>> start

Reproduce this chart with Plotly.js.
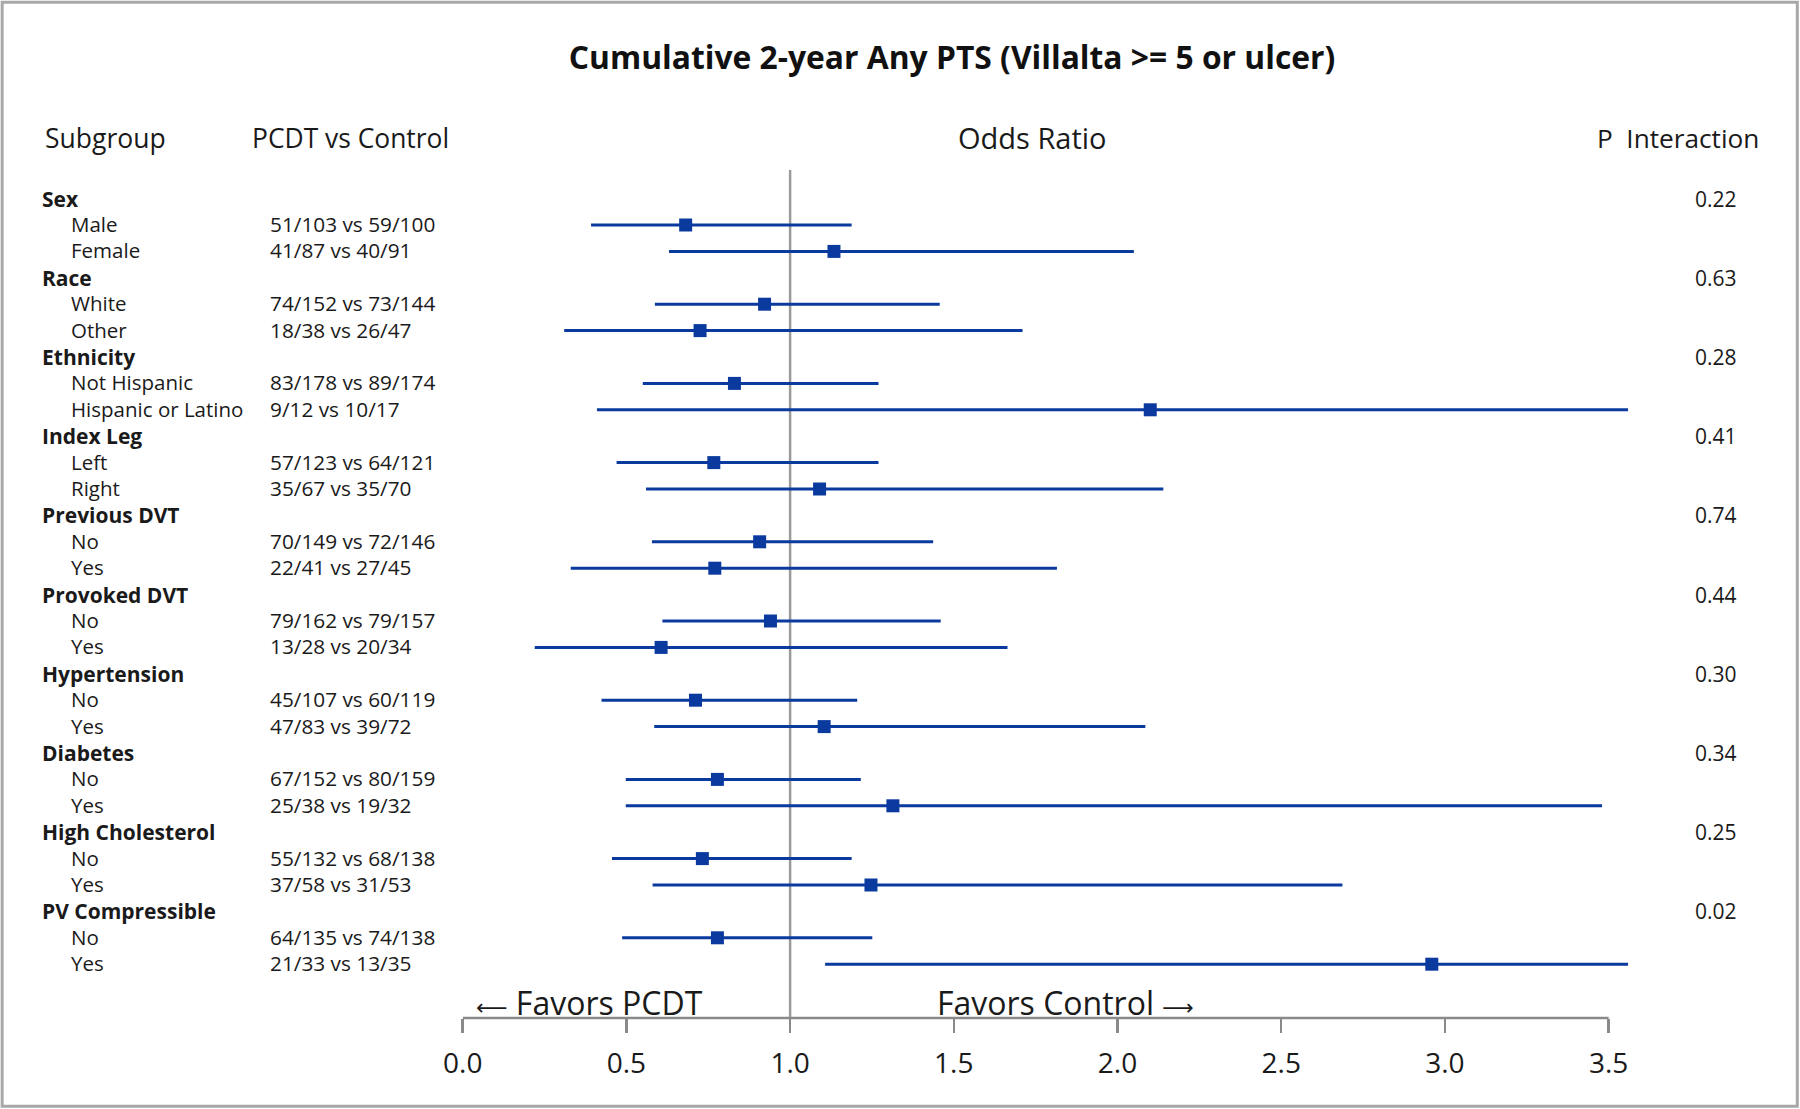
<!DOCTYPE html>
<html>
<head>
<meta charset="utf-8">
<script src="https://cdn.plot.ly/plotly-3.0.1.min.js"></script>
<style>
html,body{margin:0;padding:0;background:#fff;}
#chart{width:1800px;height:1109px;}
</style>
</head>
<body>
<div id="chart"></div>
<script>
// ---------------- DATA ----------------
const groupNames = ['Sex','Race','Ethnicity','Index Leg','Previous DVT','Provoked DVT','Hypertension','Diabetes','High Cholesterol','PV Compressible'];
const levelNames = ['Male','Female','White','Other','Not Hispanic','Hispanic or Latino','Left','Right','No','Yes','No','Yes','No','Yes','No','Yes','No','Yes','No','Yes'];
const counts = ['51/103 vs 59/100','41/87 vs 40/91','74/152 vs 73/144','18/38 vs 26/47','83/178 vs 89/174','9/12 vs 10/17','57/123 vs 64/121','35/67 vs 35/70','70/149 vs 72/146','22/41 vs 27/45','79/162 vs 79/157','13/28 vs 20/34','45/107 vs 60/119','47/83 vs 39/72','67/152 vs 80/159','25/38 vs 19/32','55/132 vs 68/138','37/58 vs 31/53','64/135 vs 74/138','21/33 vs 13/35'];
const oddsRatio = [0.681,1.134,0.922,0.725,0.83,2.10,0.767,1.09,0.907,0.77,0.94,0.606,0.711,1.104,0.778,1.314,0.732,1.247,0.778,2.96];
const ciLower  = [0.392,0.630,0.587,0.31,0.55,0.41,0.47,0.56,0.578,0.33,0.61,0.22,0.424,0.585,0.498,0.498,0.456,0.58,0.487,1.107];
const ciUpper  = [1.188,2.05,1.457,1.71,1.27,3.56,1.27,2.14,1.437,1.815,1.46,1.664,1.205,2.085,1.216,3.48,1.188,2.687,1.251,3.56];
const pInteraction = ['0.22','0.63','0.28','0.41','0.74','0.44','0.30','0.34','0.25','0.02'];
const tickValues = [0,0.5,1,1.5,2,2.5,3,3.5];
const tickLabels = ['0.0','0.5','1.0','1.5','2.0','2.5','3.0','3.5'];

// ---------------- LAYOUT HELPERS ----------------
const W = 1800, H = 1109;
const FONT = 'Open Sans, Noto Sans, sans-serif';
const TXT = '#1a1a1a';
const BLUE = '#0b3a9f';
const px2py = p => 1 - p / H;     // pixel y -> paper y
const px2px = p => p / W;         // pixel x -> paper x

const levelRow = levelNames.map((_, i) => Math.floor(i / 2) * 3 + 1 + (i % 2));
const headerRow = groupNames.map((_, g) => g * 3);

const base = {showarrow:false, borderpad:0};
const annotations = [];
groupNames.forEach((name, g) => {
  annotations.push(Object.assign({xref:'paper', yref:'y', x:px2px(40.5), y:headerRow[g], xanchor:'left', yanchor:'middle',
    text:'<b>'+name+'</b>', font:{family:FONT, size:21, color:TXT}}, base));
  annotations.push(Object.assign({xref:'paper', yref:'y', x:px2px(1716), y:headerRow[g], xanchor:'center', yanchor:'middle',
    text:pInteraction[g], font:{family:FONT, size:21, color:TXT}}, base));
});
levelNames.forEach((name, i) => {
  annotations.push(Object.assign({xref:'paper', yref:'y', x:px2px(69.5), y:levelRow[i] - 0.04, xanchor:'left', yanchor:'middle',
    text:name, font:{family:FONT, size:20.5, color:TXT}}, base));
  annotations.push(Object.assign({xref:'paper', yref:'y', x:px2px(268.5), y:levelRow[i] - 0.04, xanchor:'left', yanchor:'middle',
    text:counts[i], font:{family:FONT, size:20.8, color:TXT}}, base));
});
// column headers
annotations.push(Object.assign({xref:'paper', yref:'paper', x:px2px(44), y:px2py(138), xanchor:'left', yanchor:'middle', text:'Subgroup', font:{family:FONT, size:26.5, color:TXT}}, base));
annotations.push(Object.assign({xref:'paper', yref:'paper', x:px2px(251), y:px2py(138), xanchor:'left', yanchor:'middle', text:'PCDT vs Control', font:{family:FONT, size:26.4, color:TXT}}, base));
annotations.push(Object.assign({xref:'paper', yref:'paper', x:px2px(1032), y:px2py(137), xanchor:'center', yanchor:'middle', text:'Odds Ratio', font:{family:FONT, size:29, color:TXT}}, base));
annotations.push(Object.assign({xref:'paper', yref:'paper', x:px2px(1596), y:px2py(138), xanchor:'left', yanchor:'middle', text:'P\u00a0 Interaction', font:{family:FONT, size:26.2, color:TXT}}, base));
// favors labels
annotations.push(Object.assign({xref:'paper', yref:'paper', x:px2px(475), y:px2py(1002), xanchor:'left', yanchor:'middle',
  text:'<span style="font-family:DejaVu Sans;font-size:22px">\u27F5</span> Favors PCDT', font:{family:FONT, size:32, color:TXT}}, base));
annotations.push(Object.assign({xref:'paper', yref:'paper', x:px2px(936), y:px2py(1002), xanchor:'left', yanchor:'middle',
  text:'Favors Control <span style="font-family:DejaVu Sans;font-size:22px">\u27F6</span>', font:{family:FONT, size:32, color:TXT}}, base));

const axisY = px2py(1018);
const shapes = [
  {type:'line', xref:'x', yref:'paper', x0:1, x1:1, y0:axisY, y1:px2py(170), line:{color:'#9a9a9a', width:2.5}, layer:'below'},
  {type:'line', xref:'x', yref:'paper', x0:tickValues[0], x1:tickValues[tickValues.length-1], y0:axisY, y1:axisY, line:{color:'#8a8a8a', width:2.5}},
  {type:'rect', xref:'paper', yref:'paper', x0:0.0012, x1:0.9985, y0:0.0025, y1:0.998, line:{color:'#a8a8a8', width:3}}
];

const trace = {
  type:'scatter', mode:'markers',
  x: oddsRatio, y: levelRow,
  marker:{symbol:'square', size:13, color:BLUE},
  error_x:{type:'data', symmetric:false,
    array: oddsRatio.map((v, i) => ciUpper[i] - v),
    arrayminus: oddsRatio.map((v, i) => v - ciLower[i]),
    color:BLUE, thickness:3, width:0},
  hoverinfo:'skip', cliponaxis:true
};

const xMax = 3.56;
const x0px = 462.7, unitPx = 327.4;
const layout = {
  width:W, height:H,
  margin:{l:0, r:0, t:0, b:0, pad:0},
  paper_bgcolor:'#fff', plot_bgcolor:'rgba(0,0,0,0)',
  showlegend:false,
  title:{text:'<b>Cumulative 2-year Any PTS (Villalta >= 5 or ulcer)</b>', x:px2px(952), xanchor:'center', xref:'paper',
         y:px2py(58), yanchor:'middle', yref:'container', font:{family:FONT, size:31.8, color:'#111'}},
  xaxis:{range:[0, xMax], domain:[px2px(x0px), px2px(x0px + xMax*unitPx)],
    anchor:'free', position:axisY,
    tickmode:'array', tickvals:tickValues, ticktext:tickLabels,
    ticks:'outside', ticklen:14, tickwidth:2.5, tickcolor:'#8a8a8a',
    showline:false, showgrid:false, zeroline:false,
    tickfont:{family:FONT, size:28, color:TXT}, ticklabelstandoff:6, fixedrange:true},
  yaxis:{range:[34.485, -7.523], domain:[0,1], visible:false, fixedrange:true},
  annotations, shapes
};

Plotly.newPlot('chart', [trace], layout, {staticPlot:true, displayModeBar:false});
</script>
</body>
</html>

>> end

* _TASK BRIEF_: Exclude every picture and copy the remaining data exactly.

* _EXPECTED ANSWER_:
Reproduce this chart with Plotly.js.
<!DOCTYPE html>
<html>
<head>
<meta charset="utf-8">
<script src="https://cdn.plot.ly/plotly-3.0.1.min.js"></script>
<style>
html,body{margin:0;padding:0;background:#fff;}
#chart{width:1800px;height:1109px;}
</style>
</head>
<body>
<div id="chart"></div>
<script>
// ---------------- DATA ----------------
const groupNames = ['Sex','Race','Ethnicity','Index Leg','Previous DVT','Provoked DVT','Hypertension','Diabetes','High Cholesterol','PV Compressible'];
const levelNames = ['Male','Female','White','Other','Not Hispanic','Hispanic or Latino','Left','Right','No','Yes','No','Yes','No','Yes','No','Yes','No','Yes','No','Yes'];
const counts = ['51/103 vs 59/100','41/87 vs 40/91','74/152 vs 73/144','18/38 vs 26/47','83/178 vs 89/174','9/12 vs 10/17','57/123 vs 64/121','35/67 vs 35/70','70/149 vs 72/146','22/41 vs 27/45','79/162 vs 79/157','13/28 vs 20/34','45/107 vs 60/119','47/83 vs 39/72','67/152 vs 80/159','25/38 vs 19/32','55/132 vs 68/138','37/58 vs 31/53','64/135 vs 74/138','21/33 vs 13/35'];
const oddsRatio = [0.681,1.134,0.922,0.725,0.83,2.10,0.767,1.09,0.907,0.77,0.94,0.606,0.711,1.104,0.778,1.314,0.732,1.247,0.778,2.96];
const ciLower  = [0.392,0.630,0.587,0.31,0.55,0.41,0.47,0.56,0.578,0.33,0.61,0.22,0.424,0.585,0.498,0.498,0.456,0.58,0.487,1.107];
const ciUpper  = [1.188,2.05,1.457,1.71,1.27,3.56,1.27,2.14,1.437,1.815,1.46,1.664,1.205,2.085,1.216,3.48,1.188,2.687,1.251,3.56];
const pInteraction = ['0.22','0.63','0.28','0.41','0.74','0.44','0.30','0.34','0.25','0.02'];
const tickValues = [0,0.5,1,1.5,2,2.5,3,3.5];
const tickLabels = ['0.0','0.5','1.0','1.5','2.0','2.5','3.0','3.5'];

// ---------------- LAYOUT HELPERS ----------------
const W = 1800, H = 1109;
const FONT = 'Open Sans, Noto Sans, sans-serif';
const TXT = '#1a1a1a';
const BLUE = '#0b3a9f';
const px2py = p => 1 - p / H;     // pixel y -> paper y
const px2px = p => p / W;         // pixel x -> paper x

const levelRow = levelNames.map((_, i) => Math.floor(i / 2) * 3 + 1 + (i % 2));
const headerRow = groupNames.map((_, g) => g * 3);

const base = {showarrow:false, borderpad:0};
const annotations = [];
groupNames.forEach((name, g) => {
  annotations.push(Object.assign({xref:'paper', yref:'y', x:px2px(40.5), y:headerRow[g], xanchor:'left', yanchor:'middle',
    text:'<b>'+name+'</b>', font:{family:FONT, size:21, color:TXT}}, base));
  annotations.push(Object.assign({xref:'paper', yref:'y', x:px2px(1716), y:headerRow[g], xanchor:'center', yanchor:'middle',
    text:pInteraction[g], font:{family:FONT, size:21, color:TXT}}, base));
});
levelNames.forEach((name, i) => {
  annotations.push(Object.assign({xref:'paper', yref:'y', x:px2px(69.5), y:levelRow[i] - 0.04, xanchor:'left', yanchor:'middle',
    text:name, font:{family:FONT, size:20.5, color:TXT}}, base));
  annotations.push(Object.assign({xref:'paper', yref:'y', x:px2px(268.5), y:levelRow[i] - 0.04, xanchor:'left', yanchor:'middle',
    text:counts[i], font:{family:FONT, size:20.8, color:TXT}}, base));
});
// column headers
annotations.push(Object.assign({xref:'paper', yref:'paper', x:px2px(44), y:px2py(138), xanchor:'left', yanchor:'middle', text:'Subgroup', font:{family:FONT, size:26.5, color:TXT}}, base));
annotations.push(Object.assign({xref:'paper', yref:'paper', x:px2px(251), y:px2py(138), xanchor:'left', yanchor:'middle', text:'PCDT vs Control', font:{family:FONT, size:26.4, color:TXT}}, base));
annotations.push(Object.assign({xref:'paper', yref:'paper', x:px2px(1032), y:px2py(137), xanchor:'center', yanchor:'middle', text:'Odds Ratio', font:{family:FONT, size:29, color:TXT}}, base));
annotations.push(Object.assign({xref:'paper', yref:'paper', x:px2px(1596), y:px2py(138), xanchor:'left', yanchor:'middle', text:'P\u00a0 Interaction', font:{family:FONT, size:26.2, color:TXT}}, base));
// favors labels
annotations.push(Object.assign({xref:'paper', yref:'paper', x:px2px(475), y:px2py(1002), xanchor:'left', yanchor:'middle',
  text:'<span style="font-family:DejaVu Sans;font-size:22px">\u27F5</span> Favors PCDT', font:{family:FONT, size:32, color:TXT}}, base));
annotations.push(Object.assign({xref:'paper', yref:'paper', x:px2px(936), y:px2py(1002), xanchor:'left', yanchor:'middle',
  text:'Favors Control <span style="font-family:DejaVu Sans;font-size:22px">\u27F6</span>', font:{family:FONT, size:32, color:TXT}}, base));

const axisY = px2py(1018);
const shapes = [
  {type:'line', xref:'x', yref:'paper', x0:1, x1:1, y0:axisY, y1:px2py(170), line:{color:'#9a9a9a', width:2.5}, layer:'below'},
  {type:'line', xref:'x', yref:'paper', x0:tickValues[0], x1:tickValues[tickValues.length-1], y0:axisY, y1:axisY, line:{color:'#8a8a8a', width:2.5}},
  {type:'rect', xref:'paper', yref:'paper', x0:0.0012, x1:0.9985, y0:0.0025, y1:0.998, line:{color:'#a8a8a8', width:3}}
];

const trace = {
  type:'scatter', mode:'markers',
  x: oddsRatio, y: levelRow,
  marker:{symbol:'square', size:13, color:BLUE},
  error_x:{type:'data', symmetric:false,
    array: oddsRatio.map((v, i) => ciUpper[i] - v),
    arrayminus: oddsRatio.map((v, i) => v - ciLower[i]),
    color:BLUE, thickness:3, width:0},
  hoverinfo:'skip', cliponaxis:true
};

const xMax = 3.56;
const x0px = 462.7, unitPx = 327.4;
const layout = {
  width:W, height:H,
  margin:{l:0, r:0, t:0, b:0, pad:0},
  paper_bgcolor:'#fff', plot_bgcolor:'rgba(0,0,0,0)',
  showlegend:false,
  title:{text:'<b>Cumulative 2-year Any PTS (Villalta >= 5 or ulcer)</b>', x:px2px(952), xanchor:'center', xref:'paper',
         y:px2py(58), yanchor:'middle', yref:'container', font:{family:FONT, size:31.8, color:'#111'}},
  xaxis:{range:[0, xMax], domain:[px2px(x0px), px2px(x0px + xMax*unitPx)],
    anchor:'free', position:axisY,
    tickmode:'array', tickvals:tickValues, ticktext:tickLabels,
    ticks:'outside', ticklen:14, tickwidth:2.5, tickcolor:'#8a8a8a',
    showline:false, showgrid:false, zeroline:false,
    tickfont:{family:FONT, size:28, color:TXT}, ticklabelstandoff:6, fixedrange:true},
  yaxis:{range:[34.485, -7.523], domain:[0,1], visible:false, fixedrange:true},
  annotations, shapes
};

Plotly.newPlot('chart', [trace], layout, {staticPlot:true, displayModeBar:false});
</script>
</body>
</html>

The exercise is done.